We, as an Office, are and will remain committed to eradicating all forms of bias in the criminal justice system.  Beyond these two cases, we are reviewing all cases tried by this former ADA to a guilty verdict (ten in total) and have conducted an audit of the bureaus in which this ADA worked at the time.  In a review of over fifty trial files of these bureaus from the 1990s, we have not found similar evidence of discrimination.  We have trained and will continue to train on subtle forms of implicit bias so that they may play no part in any aspect of our work or the work of others in the criminal justice system that affects the lives of so many.

We are also committed to ensuring that those who commit heinous crimes do not escape the consequences of their actions.  For this reason, we have asked that the defendants in these murder and attempted murder cases be held in a pre-trial posture without bail.  No infirmity in the evidence at trial has been discovered and the crimes committed unquestionably continue to warrant vigorous prosecution.  But we will go forward with these cases fairly, justly, with no hint of bias or discrimination of any kind.  We will do what should have been done long ago, and we will do it right.

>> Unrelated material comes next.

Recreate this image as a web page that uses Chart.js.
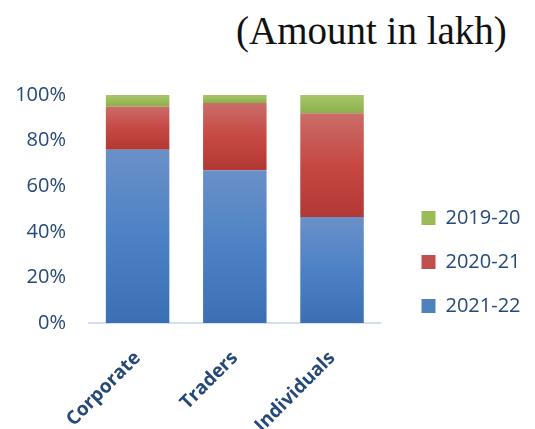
<!DOCTYPE html>
<html>
<head>
<meta charset="utf-8">
<script src="https://cdn.jsdelivr.net/npm/chart.js@4/dist/chart.umd.min.js"></script>
<style>
  html, body { margin: 0; padding: 0; background: #ffffff; }
  #wrap { position: relative; width: 535px; height: 429px; }
  #note {
    position: absolute; left: 236px; top: 11px;
    font-family: "Liberation Serif", serif; font-size: 39px; line-height: 1;
    color: #111111; white-space: nowrap;
  }
  canvas { position: absolute; left: 0; top: 0; }
</style>
</head>
<body>
<div id="wrap">
  <div id="note">(Amount in lakh)</div>
  <canvas id="c" width="535" height="429"></canvas>
</div>
<script>
// Share of each year within every borrower category (percent)
const categories = ['Corporate', 'Traders', 'Individuals'];
const seriesNames = ['2021-22', '2020-21', '2019-20'];
const share2021_22 = [76, 67, 46.5];
const share2020_21 = [19, 29.5, 45.5];
const share2019_20 = [5, 3.5, 8];
const yTicks = [0, 20, 40, 60, 80, 100];

const inkBlue = '#254979';

// vertical gradient stops (top -> bottom) and legend swatch for each series
const blueStops = ['#6b90c8', '#4c82c5', '#3b6fb3'];
const redStops  = ['#ca6d68', '#c64843', '#b23834'];
const greenStops = ['#a8c56e', '#9abb5a', '#8bb04a'];
const swatches = ['#4f81bd', '#c0504d', '#9bbb59'];

// gradient spanning one stacked segment of one bar
function segmentFill(stops) {
  return (ctx) => {
    const chart = ctx.chart;
    if (ctx.type !== 'data' || !chart.chartArea || !chart.scales.y) return stops[1];
    const y = chart.scales.y;
    let base = 0;
    for (let d = 0; d < ctx.datasetIndex; d++) {
      base += chart.data.datasets[d].data[ctx.dataIndex];
    }
    const top = base + chart.data.datasets[ctx.datasetIndex].data[ctx.dataIndex];
    const y0 = y.getPixelForValue(top);
    const y1 = y.getPixelForValue(base);
    if (!isFinite(y0) || !isFinite(y1) || y0 === y1) return stops[1];
    const g = chart.ctx.createLinearGradient(0, y0, 0, y1);
    g.addColorStop(0, stops[0]);
    g.addColorStop(0.5, stops[1]);
    g.addColorStop(1, stops[2]);
    return g;
  };
}

const tickFont = { family: '"Open Sans", sans-serif', size: 20 };

new Chart(document.getElementById('c'), {
  type: 'bar',
  data: {
    labels: categories,
    datasets: [
      { label: seriesNames[0], data: share2021_22, backgroundColor: segmentFill(blueStops) },
      { label: seriesNames[1], data: share2020_21, backgroundColor: segmentFill(redStops) },
      { label: seriesNames[2], data: share2019_20, backgroundColor: segmentFill(greenStops) }
    ]
  },
  options: {
    responsive: false,
    animation: false,
    devicePixelRatio: 1,
    layout: { padding: { top: 95, left: 0, right: 5, bottom: 0 } },
    datasets: { bar: { categoryPercentage: 1, barPercentage: 0.653, borderWidth: 0 } },
    scales: {
      x: {
        stacked: true,
        stack: 'bottomRow', stackWeight: 294,
        grid: { display: false, drawTicks: false },
        border: { display: true, color: '#d3def0', width: 2 },
        ticks: {
          color: inkBlue,
          font: { family: '"Open Sans", sans-serif', size: 19, weight: 'bold' },
          minRotation: 45, maxRotation: 45, padding: 24
        },
        afterFit(scale) { scale.height = 106; }
      },
      // empty strip after the category axis, keeps the legend clear of the bars
      xSpacer: {
        type: 'category', axis: 'x', position: 'bottom',
        stack: 'bottomRow', stackWeight: 17,
        display: true,
        grid: { display: false, drawTicks: false },
        border: { display: false },
        ticks: { display: false },
        afterFit(scale) { scale.height = 106; }
      },
      y: {
        stacked: true,
        min: 0, max: 100,
        grid: { display: false, drawTicks: false },
        border: { display: false },
        afterBuildTicks(scale) { scale.ticks = yTicks.map(v => ({ value: v })); },
        ticks: {
          color: inkBlue, font: tickFont, padding: 23,
          callback: v => v + '%'
        },
        afterFit(scale) { scale.width = 89; }
      }
    },
    plugins: {
      title: { display: false },
      tooltip: { enabled: false },
      legend: {
        position: 'right',
        align: 'center',
        reverse: true,
        labels: {
          color: inkBlue, font: tickFont,
          boxWidth: 14, boxHeight: 14, padding: 24,
          generateLabels(chart) {
            const items = Chart.defaults.plugins.legend.labels.generateLabels(chart);
            items.forEach(it => {
              it.fillStyle = swatches[it.datasetIndex];
              it.strokeStyle = swatches[it.datasetIndex];
              it.lineWidth = 0;
            });
            return items;
          }
        }
      }
    }
  }
});
</script>
</body>
</html>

Everyone accused of a crime is entitled to due process and all citizens of Queens County have an equal right and responsibility to jury service.  Our exercise of discretion in selecting jurors must focus on each individual as a human being, and not stereotypes based on gender, race, ethnicity, or religion.  This shameful conduct from more than two decades ago does not reflect our values.  This is not who we are.  I am proud that our actions today demonstrate our collective commitment to stamp out hateful biases of the past and renew our promise to allow all people to meaningfully participate in the criminal justice system.

**Criminal complaints and indictments are accusations. A defendant is presumed innocent until proven guilty.